- _TASK DESCRIPTION_: Extract and list every line that contains the word "matplotlib".
---*---
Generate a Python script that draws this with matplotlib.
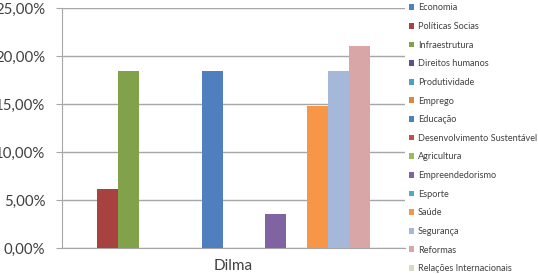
import matplotlib
matplotlib.use("Agg")
import matplotlib.pyplot as plt
from matplotlib.ticker import FuncFormatter

categories = ["Dilma"]
series_names = [
    "Economia", "Políticas Socias", "Infraestrutura", "Direitos humanos",
    "Produtividade", "Emprego", "Educação", "Desenvolvimento Sustentável",
    "Agricultura", "Empreendedorismo", "Esporte", "Saúde", "Segurança",
    "Reformas", "Relações Internacionais",
]
values = [0.0, 6.1, 18.4, 0.0, 0.0, 0.0, 18.4, 0.0, 0.0, 3.5, 0.0, 14.8, 18.4, 21.0, 0.0]
colors = [
    "#4F81BD", "#A8423F", "#82A14B", "#5E4E8C", "#4AA3B8", "#D9893F",
    "#4F7FBF", "#C0504D", "#9BBB59", "#8064A2", "#4BACC6", "#F79646",
    "#A5B8D9", "#D9A6A8", "#D6DCC4",
]
yticks = [0, 5, 10, 15, 20, 25]

W, H = 538, 274
fig = plt.figure(figsize=(W / 100, H / 100), dpi=100)
ax = fig.add_axes([62 / W, (H - 248) / H, (405 - 62) / W, (248 - 8) / H])

n = len(values)
group = 315 / 343
w = group / n
for i, (name, v, c) in enumerate(zip(series_names, values, colors)):
    ax.bar(-group / 2 + w * (i + 0.5), v, width=w, color=c, label=name, zorder=3)

ax.set_xlim(-0.5, 0.5)
ax.set_ylim(0, 25)
ax.set_yticks(yticks)
ax.yaxis.set_major_formatter(FuncFormatter(lambda y, p: f"{y:.2f}%".replace(".", ",")))
ax.set_xticks([0])
ax.set_xticklabels(categories)
ax.grid(axis="y", color="#A6A6A6", linewidth=1, zorder=0)
for s in ["top", "right"]:
    ax.spines[s].set_visible(False)
ax.spines["left"].set_color("#A6A6A6")
ax.spines["bottom"].set_color("#A6A6A6")
ax.tick_params(axis="y", length=4, color="#A6A6A6", labelsize=10.8, labelcolor="#404040", pad=8)
ax.tick_params(axis="x", length=0, labelsize=11, labelcolor="#404040", pad=8)
for t in ax.get_yticklabels() + ax.get_xticklabels():
    t.set_family("Lato")

leg = fig.legend(
    loc="upper left", bbox_to_anchor=(408 / W, 1 - 2.5 / H), frameon=False,
    handlelength=0.6, handleheight=0.6, handletextpad=0.4,
    labelspacing=1.05, borderaxespad=0, borderpad=0.1,
    prop={"family": "Lato", "size": 6.6},
)
for t in leg.get_texts():
    t.set_color("#404040")

fig.savefig("out.png", dpi=100)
---*---
- _FINISHED ANSWER_:
Generate a Python script that draws this with matplotlib.
import matplotlib
matplotlib.use("Agg")
import matplotlib.pyplot as plt
from matplotlib.ticker import FuncFormatter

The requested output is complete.